-------- Records to use

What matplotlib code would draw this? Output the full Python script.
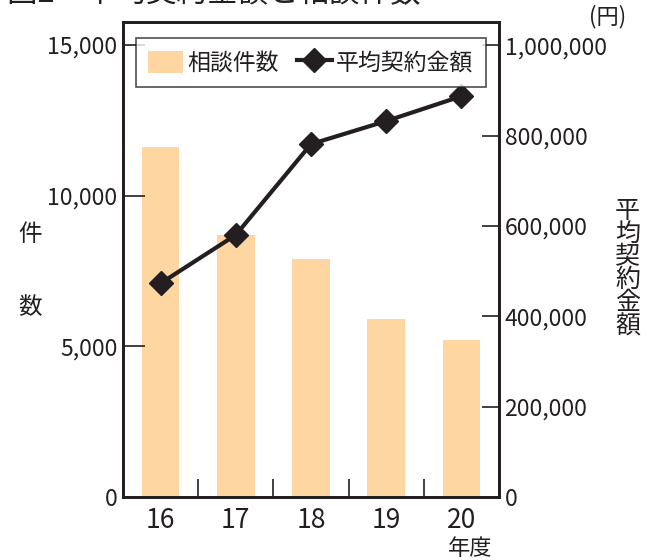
import numpy as np
import matplotlib
matplotlib.use("Agg")
import matplotlib.pyplot as plt
from matplotlib.patches import Patch
from matplotlib.lines import Line2D

plt.rcParams['font.family'] = ['Noto Sans CJK JP', 'DejaVu Sans']

years = ["16", "17", "18", "19", "20"]
counts = [11600, 8700, 7900, 5900, 5200]
avg_amount = [473000, 580000, 781000, 832000, 887000]
left_ticks = [0, 5000, 10000, 15000]
right_ticks = [0, 200000, 400000, 600000, 800000, 1000000]

bar_color = "#FDD6A2"
ink = "#231f20"

fig = plt.figure(figsize=(6.55, 5.6), dpi=100)
ax = fig.add_axes([0.1878, 0.1125, 0.574, 0.848])
ax2 = ax.twinx()

x = np.arange(len(years))
ax.bar(x, counts, width=0.5, color=bar_color, zorder=1)
ax2.plot(x, avg_amount, color=ink, lw=3, marker="D", markersize=12,
         markerfacecolor=ink, markeredgecolor=ink, zorder=3)

ax.set_xlim(-0.5, 4.5)
ax.set_ylim(0, 15760)
ax2.set_ylim(0, 1051000)

ax.set_xticks(x)
ax.set_xticklabels(years, fontsize=19)
ax.set_xticks(x[:-1] + 0.5, minor=True)
ax.tick_params(axis="x", which="major", length=0, pad=7, colors=ink)
ax.tick_params(axis="x", which="minor", direction="in", length=13, width=1.2, color=ink)

ax.set_yticks(left_ticks)
ax.set_yticklabels([f"{v:,}" for v in left_ticks], fontsize=16.5)
ax.tick_params(axis="y", direction="in", length=16, width=1.2, pad=4, colors=ink)

ax2.set_yticks(right_ticks)
ax2.set_yticklabels([f"{v:,}" for v in right_ticks], fontsize=16.5)
ax2.tick_params(axis="y", direction="in", length=12, width=1.2, pad=4, colors=ink)

for a in (ax, ax2):
    for s in a.spines.values():
        s.set_linewidth(2)
        s.set_color(ink)

handles = [Patch(facecolor=bar_color, edgecolor="none"),
           Line2D([0], [0], color=ink, lw=3, marker="D", markersize=12)]
leg = ax2.legend(handles, ["相談件数", "平均契約金額"], loc="upper center",
                 bbox_to_anchor=(0.5, 0.98), ncol=2, fontsize=16.5,
                 frameon=True, fancybox=False, handlelength=1.5,
                 handleheight=1.1, handletextpad=0.2, columnspacing=0.8,
                 borderpad=0.55, borderaxespad=0.3)
leg.get_frame().set_edgecolor(ink)
leg.get_frame().set_linewidth(1.2)
for t in leg.get_texts():
    t.set_color(ink)

fig.text(0.046, 0.582, "件", fontsize=17, color=ink, ha="center", va="center")
fig.text(0.046, 0.45, "数", fontsize=17, color=ink, ha="center", va="center")
fig.text(0.958, 0.52, "平\n均\n契\n約\n金\n額", fontsize=18, color=ink,
         ha="center", va="center", linespacing=0.85)
fig.text(0.928, 0.97, "(円)", fontsize=16, color=ink, ha="center", va="center")
fig.text(0.718, 0.02, "年度", fontsize=16, color=ink, ha="center", va="center")
fig.text(0.01, 1.012, "図2　平均契約金額と相談件数", fontsize=22, color=ink,
         ha="left", va="center")

fig.savefig("out.png", dpi=100)
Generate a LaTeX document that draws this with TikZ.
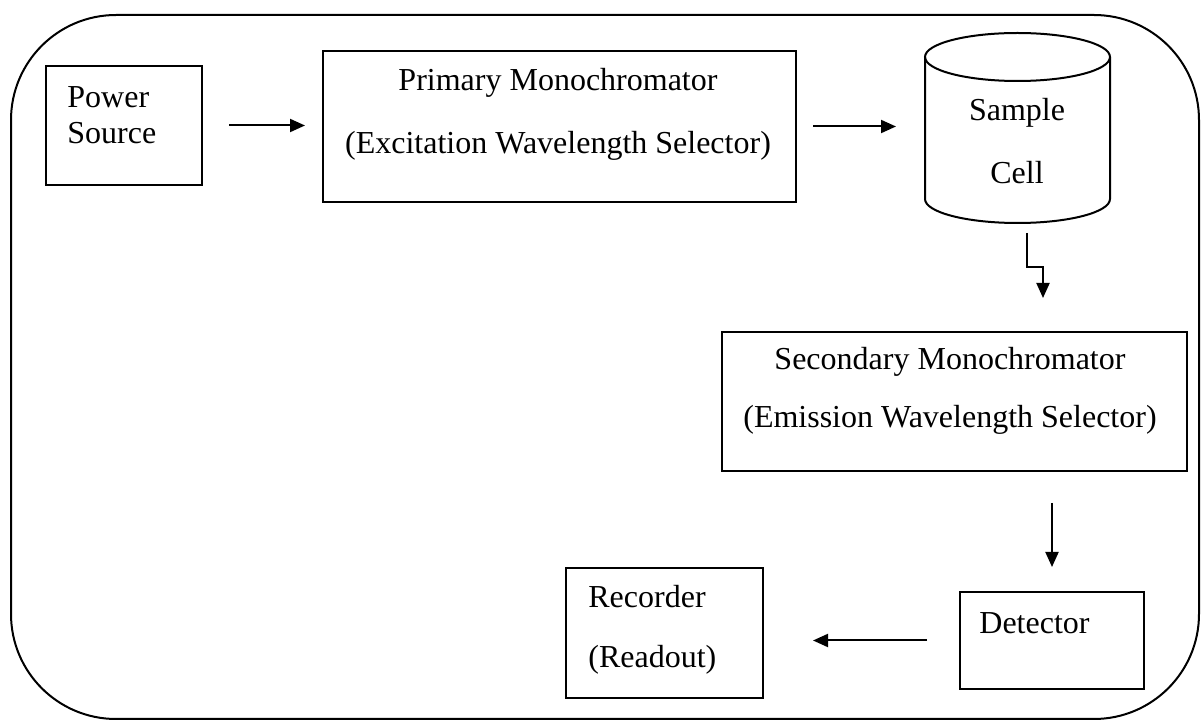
\documentclass[tikz,border=0pt]{standalone}
\usepackage{fontspec}
\setmainfont{Liberation Serif}
\usetikzlibrary{arrows.meta}

\begin{document}
\begin{tikzpicture}[x=0.5pt,y=-0.5pt,
		box/.style={draw, line width=1pt, inner sep=0pt, outer sep=0pt},
		txt/.style={inner sep=0pt, font=\fontsize{16}{18}\selectfont},
		arr/.style={line width=1pt, -{Triangle[length=7.5pt,width=6.5pt]}}]
		
		\useasboundingbox (0,0) rectangle (1201,721);
		
		% outer frame
		\draw[line width=1pt, rounded corners=52.5pt] (11,15) rectangle (1199,719);
		
		% boxes: name / centre x / centre y / width / height
		\foreach \n/\x/\y/\w/\h in {pw/124/125.5/78/59.5, prim/559.5/126.5/236.5/75.5,
			sec/954.5/401.5/232.5/69.5, det/1052/640.5/92/48.5, rec/664.5/633/98.5/65} {
			\node[box, minimum width=\w pt, minimum height=\h pt] (\n) at (\x,\y) {};
		}
		
		% sample cell (cylinder)
		\node[inner sep=0pt, outer sep=0pt, minimum width=92.5pt, minimum height=71pt] (cell) at (1017.5,128) {};
		\draw[line width=1pt] (cell.north west) -- (cell.south west)
			arc[start angle=180, end angle=360, x radius=46.25pt, y radius=12pt] -- (cell.north east);
		\draw[line width=1pt] (cell.north) ellipse [x radius=46.25pt, y radius=12pt];
		
		% labels
		\node[txt, align=left, anchor=west] (pwtxt) at (67,115) {Power\\Source};
		\node[txt, align=center] (primtxt) at (558,114.5) {Primary Monochromator\\[13.5pt](Excitation Wavelength Selector)};
		\node[txt, align=center] (celltxt) at (1017,141.5) {Sample\\[13.5pt]Cell};
		\node[txt, align=center] (sectxt) at (950,391) {Secondary Monochromator\\[11pt](Emission Wavelength Selector)};
		\node[txt, anchor=west] (dettxt) at (979,623) {Detector};
		\node[txt, align=left, anchor=west] (rectxt) at (588,630) {Recorder\\[12pt](Readout)};
		
		% signal path
		\draw[arr, shorten <=13.5pt, shorten >=9pt] (pw.east) -- (pw.east -| prim.west);
		\draw[arr, shorten <=8.5pt, shorten >=14.5pt] (prim.east) -- (prim.east -| cell.west);
		\draw[arr] ([xshift=4.75pt, yshift=-17pt]cell.south) -- ++(0,34) -- ++(16,0) -- ++(0,31);
		\draw[arr, shorten <=16pt, shorten >=12.5pt] (sec.south -| det.north) -- (det.north);
		\draw[arr, shorten <=16.5pt, shorten >=25pt] (det.west) -- (det.west -| rec.east);
		
	\end{tikzpicture}
\end{document}
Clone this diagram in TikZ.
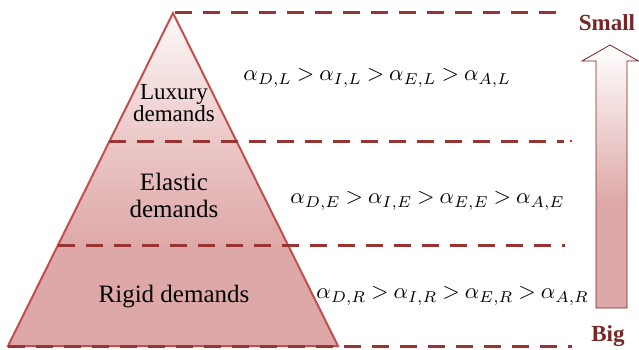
\documentclass[tikz,border=0pt]{standalone}
\usepackage{fontspec}
\setmainfont{Liberation Serif}
\usetikzlibrary{calc}
\definecolor{edgeR}{RGB}{192,80,77}
\definecolor{dashR}{RGB}{152,52,50}
\definecolor{txtR}{RGB}{120,38,38}
\definecolor{pinkA}{RGB}{222,168,168}
\definecolor{pinkB}{RGB}{236,200,200}
\definecolor{pinkW}{RGB}{253,248,248}
\pgfdeclareverticalshading{pyrshade}{100bp}{color(0bp)=(pinkA); color(25bp)=(pinkA); color(40bp)=(pinkA); color(56bp)=(pinkB); color(75bp)=(pinkW); color(100bp)=(pinkW)}
\pgfdeclareverticalshading{arrshade}{100bp}{color(0bp)=(pinkA); color(25bp)=(pinkA); color(45bp)=(pinkA); color(75bp)=(white); color(100bp)=(white)}
\tikzset{
  dashline/.style={draw=dashR, line width=3pt, dash pattern=on 17pt off 11pt},
  lvltext/.style={align=center, text=black, inner sep=0pt},
  formula/.style={anchor=west, inner sep=0pt, scale=2.25},
  endlabel/.style={text=txtR, font=\fontsize{23}{23}\selectfont\bfseries, inner sep=0pt}
}
\newcommand{\fml}[1]{$\thickmuskip=4mu #1$}
\begin{document}
\begin{tikzpicture}[x=1pt,y=-1pt]
\useasboundingbox (0,0) rectangle (639,350);
% pyramid geometry
\coordinate (apex) at (173,13);
\coordinate (bl) at (8,346);
\coordinate (br) at (338,346);
\coordinate (l1) at (109.4,141);
\coordinate (r1) at (236.6,141);
\coordinate (l2) at (57.7,245);
\coordinate (r2) at (288.3,245);
\coordinate (e0) at (565,13);
\coordinate (e1) at (564,141);
\coordinate (e2) at (565,245);
\coordinate (e3) at (572,346);
\shade[shading=pyrshade] (apex) -- (br) -- (bl) -- cycle;
\draw[edgeR, line width=2pt, line join=miter] (apex) -- (br) -- (bl) -- cycle;
% dashed levels
\draw[dashline] (175,13) -- (e0);
\draw[dashline] (l1) -- (e1);
\fill[dashR] (571,141) circle (1.3pt);
\draw[dashline] (l2) -- (e2);
\draw[dashline] (bl) -- (e3);
% texts
\node[lvltext, font=\fontsize{23}{22}\selectfont] (lux) at (174,103) {Luxury\\demands};
\node[lvltext, font=\fontsize{25}{27}\selectfont] (ela) at (174,195) {Elastic\\demands};
\node[lvltext, font=\fontsize{25}{25}\selectfont] (rig) at (174,297) {Rigid demands};
\node[formula] (fL) at (243,78) {\fml{\alpha_{D,L} > \alpha_{I,L} > \alpha_{E,L} > \alpha_{A,L}}};
\node[formula] (fE) at (290,201) {\fml{\alpha_{D,E} > \alpha_{I,E} > \alpha_{E,E} > \alpha_{A,E}}};
\node[formula] (fR) at (316,296) {\fml{\alpha_{D,R} > \alpha_{I,R} > \alpha_{E,R} > \alpha_{A,R}}};
% arrow
\shade[shading=arrshade, draw=txtR, line width=0.8pt] (596,308) -- (596,61) -- (582,61) -- (610,45) -- (638.5,61) -- (627,61) -- (627,308) -- cycle;
\node[endlabel] (small) at (607,23) {Small};
\node[endlabel] (big) at (608,336) {Big};
\end{tikzpicture}
\end{document}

----------------

Aim
For each line of the listing that holds the word "this", show that line.

Written answer
What matplotlib code would draw this? Output the full Python script.
Generate a LaTeX document that draws this with TikZ.
Clone this diagram in TikZ.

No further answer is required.